Node-level pricing, congestion exposure, curtailment risk, balancing value and industrial load proximity all now influence whether a renewable project can become part of a CBAM-ready offtake structure. In that environment, the best route to market may not be the highest average power price. It may be the strongest combination of traceability, firmness and industrial relevance.
For investors, the wider conclusion is that CBAM is changing the demand composition of the SEE power market. It is converting part of industrial electricity procurement from generic commodity buying into creditworthy, compliance-driven contracting. That supports renewable revenue floors, particularly for assets that can demonstrate low-carbon supply and credible delivery. It also increases the value of projects located near large exporters or capable of serving them through structured offtake.
For industrial companies, the conclusion is equally stark. Electricity can no longer be optimised on price alone. It must increasingly be optimised on price, carbon content and provability. In a market where every €1/MWh matters at scale, and where every tonne of embedded emissions can affect trade economics, the cheapest power contract is not always the most competitive one.

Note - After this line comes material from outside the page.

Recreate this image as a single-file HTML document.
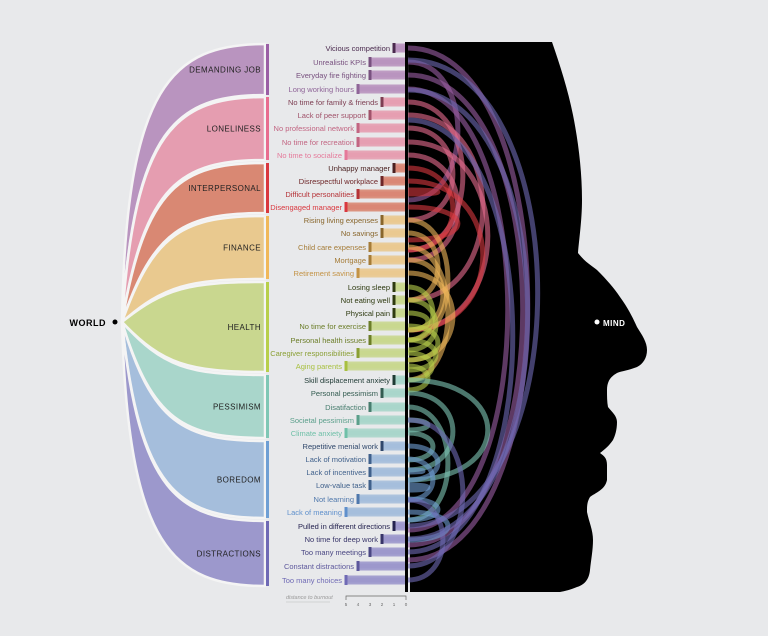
<!DOCTYPE html>
<html><head><meta charset="utf-8"><style>
html,body{margin:0;padding:0;background:#e8e9eb;}
svg{display:block;}
</style></head><body>
<svg id="s" width="768" height="636" viewBox="0 0 768 636" xmlns="http://www.w3.org/2000/svg" font-family="Liberation Sans, sans-serif">
<rect width="768" height="636" fill="#e8e9eb"/>
<g id="fan"></g>
<path d="M408,42 L552,42 C560,65 568,90 573,115 C578,140 582,170 582,200 C582,220 579,240 578,253 C585,262 592,266 597,270 C607,280 614,288 620,297 C628,308 633,318 637,327 C642,335 647,342 647,350 C647,358 643,364 637,367 C630,370 622,371 617,373 C610,377 607,382 607,390 C607,396 607,402 608,407 C612,412 617,416 617,422 C617,430 615,436 613,440 C609,446 604,450 600,453 C604,456 607,458 607,465 L607,480 C605,490 595,493 590,497 C587,502 587,506 587,512 C589,522 593,530 593,540 C593,550 591,560 590,570 C589,580 584,585 577,587 C570,590 565,591 560,592 L410,592 Z" fill="#000"/>
<g id="arcs"></g>
<g id="list"></g>
<rect x="405" y="42" width="3" height="550" fill="#000"/>
<circle cx="115" cy="322" r="2.5" fill="#000"/>
<text x="106" y="326" text-anchor="end" font-size="9" font-family="Liberation Sans Narrow, Liberation Sans, sans-serif" font-weight="bold" letter-spacing="0.5">WORLD</text>
<circle cx="597" cy="322" r="2.5" fill="#fff"/>
<text x="603" y="326" font-size="8" fill="#fff" font-family="Liberation Sans Narrow, Liberation Sans, sans-serif" font-weight="bold" letter-spacing="0.5">MIND</text>
<text x="286" y="599" font-size="5.5" fill="#999" font-style="italic">distance to burnout</text>
<line x1="286" y1="602" x2="330" y2="602" stroke="#bbb" stroke-width="0.5"/>
<path d="M346,600 V596 H406 V600" fill="none" stroke="#666" stroke-width="0.7"/>
<g font-size="4.5" fill="#666" text-anchor="middle">
<text x="346" y="606">5</text><text x="358" y="606">4</text><text x="370" y="606">3</text><text x="382" y="606">2</text><text x="394" y="606">1</text><text x="406" y="606">0</text></g>
</svg>
<script>
var NS="http://www.w3.org/2000/svg";
function el(t,a,p,txt){var e=document.createElementNS(NS,t);for(var k in a)e.setAttribute(k,a[k]);if(txt)e.textContent=txt;p.appendChild(e);return e;}
var cats=[
["DEMANDING JOB",44,95,"#b994bf","#9b5fa5","#4a2a4e","#a678b0"],
["LONELINESS",97,160,"#e59db0","#e86d8f","#5a2a3a","#e5799a"],
["INTERPERSONAL",163,213,"#d98873","#d9383f","#4a2020","#d9383f"],
["FINANCE",216,279,"#e9c98f","#f0b85a","#6a5020","#e0a850"],
["HEALTH",282,372,"#c9d78f","#b8cf4b","#2e3a10","#a8c040"],
["PESSIMISM",375,438,"#a9d6cb","#7fc7b5","#1f3a34","#6fc0a8"],
["BOREDOM",441,518,"#a5bedc","#6f9fd4","#1f2f4a","#5f90cc"],
["DISTRACTIONS",521,586,"#9c98cc","#6f6ab5","#252350","#6f6ab5"]];
var fan=document.getElementById('fan');
var X0=122,Y0=322,XE=265;
function cps(y){var f=Math.abs(y-Y0)/278;return [X0+4+45*(1-f),Y0+(y-Y0)*0.85,X0+50+20*(1-f),y];}
cats.forEach(function(c){
 var a=cps(c[1]),b=cps(c[2]);
 var d="M"+X0+","+Y0+" C"+a[0]+","+a[1]+" "+a[2]+","+a[3]+" "+XE+","+c[1]+" L"+XE+","+c[2]+" C"+b[2]+","+b[3]+" "+b[0]+","+b[1]+" "+X0+","+Y0+"Z";
 el('path',{d:d,fill:c[3],stroke:"#f4f4f4","stroke-width":"2.5","stroke-linejoin":"round"},fan);
 el('rect',{x:266,y:c[1],width:3,height:c[2]-c[1],fill:c[4]},fan);
 el('text',{x:261,y:(c[1]+c[2])/2+3,"font-size":"8","text-anchor":"end","font-family":"Liberation Sans Narrow, Liberation Sans, sans-serif","letter-spacing":"0.4",fill:"#222"},fan,c[0]);
});
var items=[
[0,"Vicious competition",48,1,560,120],[0,"Unrealistic KPIs",62,3,200,50],[0,"Everyday fire fighting",75,3,545,115],[0,"Long working hours",89,4,530,100],
[1,"No time for family & friends",102,2,250,55],[1,"Lack of peer support",115,3,300,75],[1,"No professional network",128,4,220,45],[1,"No time for recreation",142,4,330,80],[1,"No time to socialize",155,5,260,50],
[2,"Unhappy manager",168,1,250,45],[2,"Disrespectful workplace",181,2,330,75],[2,"Difficult personalities",194,4,190,30],[2,"Disengaged manager",207,5,240,50],
[3,"Rising living expenses",220,2,340,40],[3,"No savings",233,2,300,30],[3,"Child care expenses",247,3,380,40],[3,"Mortgage",260,3,330,35],[3,"Retirement saving",273,4,360,45],
[4,"Losing sleep",287,1,340,25],[4,"Not eating well",300,1,350,28],[4,"Physical pain",313,1,330,20],[4,"No time for exercise",326,3,360,30],[4,"Personal health issues",340,3,370,28],[4,"Caregiver responsibilities",353,4,380,24],[4,"Aging parents",366,5,390,20],
[5,"Skill displacement anxiety",380,1,480,80],[5,"Personal pessimism",393,2,470,45],[5,"Disatifaction",407,3,520,40],[5,"Societal pessimism",420,4,430,20],[5,"Climate anxiety",433,5,460,25],
[6,"Repetitive menial work",446,2,480,30],[6,"Lack of motivation",459,3,500,25],[6,"Lack of incentives",472,3,470,15],[6,"Low-value task",485,3,490,20],[6,"Not learning",499,4,520,30],[6,"Lack of meaning",512,5,540,40],
[7,"Pulled in different directions",526,1,60,130],[7,"No time for deep work",539,2,90,120],[7,"Too many meetings",552,3,120,105],[7,"Constant distractions",566,4,420,55],[7,"Too many choices",580,5,500,35]];
function mix(a,b,t){function h(s){return[parseInt(s.substr(1,2),16),parseInt(s.substr(3,2),16),parseInt(s.substr(5,2),16)];}var A=h(a),B=h(b);return"rgb("+A.map(function(v,i){return Math.round(v+(B[i]-v)*t);}).join(",")+")";}
var arcs=document.getElementById('arcs'),list=document.getElementById('list');
items.forEach(function(it){
 var c=cats[it[0]],y=it[2],tx=406-it[3]*12,ye=it[4],rx=it[5]*1.33;
 var t=(it[3]-1)/4;
 var col=mix(c[5],c[6],t);
 el('path',{d:"M"+tx+","+y+" L408,"+y+" C"+(408+rx)+","+y+" "+(408+rx)+","+ye+" 408,"+ye,fill:"none",stroke:c[4],"stroke-width":"5","stroke-opacity":"0.6"},arcs);
 el('path',{d:"M"+tx+","+y+" L408,"+y,stroke:c[3],"stroke-width":"9","stroke-opacity":"0.9"},list);
 el('rect',{x:tx-1.5,y:y-5,width:3,height:10,fill:col},list);
 el('text',{x:tx-4,y:y+2.8,"font-size":"7.5","text-anchor":"end",fill:col},list,it[1]);
});
</script>
</body></html>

That is the deeper effect of CBAM across South-East Europe. It does not simply add a border tax. It reorganises the value of electricity inside the region’s industrial system. It makes power origin more important, contract structure more strategic and renewable procurement more central to export competitiveness. In practical financial terms, it turns electricity from a pass-through cost into a measurable carbon asset.